NSA Has No Clue As To Scope of Snowden's Data Trove 383
krakman writes "According to a NY Times article, a 6-month internal investigation has not been able to define the actual files that Edward Snowden had copied. There is a suspicion that not all the documents have been leaked to newspapers, and a senior NSA official (Rick Ledgett), who is heading the security agency's task force examining Mr. Snowden's leak, has said on the record that he would consider recommending amnesty for Mr. Snowden in exchange for those unleaked documents. 'They've spent hundreds and hundreds of man-hours trying to reconstruct everything he has gotten, and they still don't know all of what he took,' a senior administration official said. 'I know that seems crazy, but everything with this is crazy.' That Mr. Snowden was so expertly able to exploit blind spots in the systems of America's most secretive spy agency illustrates how far computer security still lagged years after President Obama ordered standards tightened after the WikiLeaks revelations of 2010."
Re:They have *worse* to hide? (Score:5, Informative)
...(he used some higher ups credentials)
It has never been disclosed that he used "higher-ups" logins, only that he (supposedly) user "other people's" logins.
Re:Yeah, sure... (Score:5, Informative)
" this new disclosure says to me is that there might be things that go WAY beyond what we have learned"
I thought that was a given. It is well known that Snowden claims to have reserved some mind blowing information, deposited in various places, with a dead man's switch. If he dies or goes missing, the stuff is released.
Re:They have *worse* to hide? (Score:5, Informative)
From the https://en.wikipedia.org/wiki/Church_Committee [wikipedia.org] to https://en.wikipedia.org/wiki/Iran%E2%80%93Contra_affair [wikipedia.org] to
https://en.wikipedia.org/wiki/Covert_United_States_foreign_regime_change_actions [wikipedia.org]
https://en.wikipedia.org/wiki/Abu_Ghraib_torture_and_prisoner_abuse [wikipedia.org] to rendition and the junk global telco encryption -
So much is now in history books and can be found by any academic or person -
Think of how the Soviet Union got into any country - the press, academics, students, peace groups, trade unions, banking, trade, mil.... politics
i.e. internal 'news' about trusted names/brands within the USA that where turned by the Soviet Union/Russia or "worked" for the US gov in the private sector.
https://en.wikipedia.org/wiki/Operation_Mockingbird [wikipedia.org] gives a hint.
Generations of bulk insider trading within very trusted sectors of the private sector via privileged files and tips/front groups.

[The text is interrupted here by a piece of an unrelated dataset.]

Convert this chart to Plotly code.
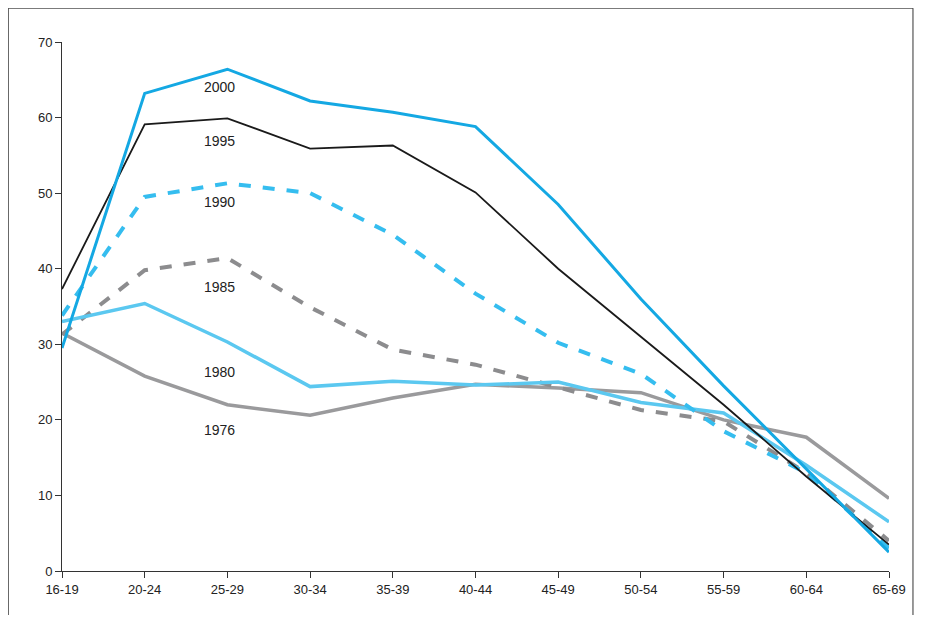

Re:Yeah, sure... (Score:4, Informative)
US officials discussed doing three things: 1) demonstrate the nuclear bomb before an international team of scientists 2) warn the Japanese before using it and 3) use it only on a military target. But Truman ultimately chose to go for the maximum psychological impact.
Re:And so, it begins (Score:5, Informative)
http://www.bbc.co.uk/blogs/theeditors/2007/03/part_of_the_conspiracy_2.html [bbc.co.uk]
See also: https://archive.org/details/bbc200109111654-1736 [archive.org]
The BBC erroneously reported the collapse at 4:53 p.m., as acknowledged in the above-linked article. The actual collapse occurred at 5:20 p.m., as confirmed by FEMA: http://www.fema.gov/pdf/library/fema403_ch5.pdf [fema.gov]
At the time of the BBC's report, however, WTC 7 had been on fire for some time, and was already in danger of imminent collapse, so I don't find it too hard to believe that they simply made an honest mistake in the midst of all the confusion.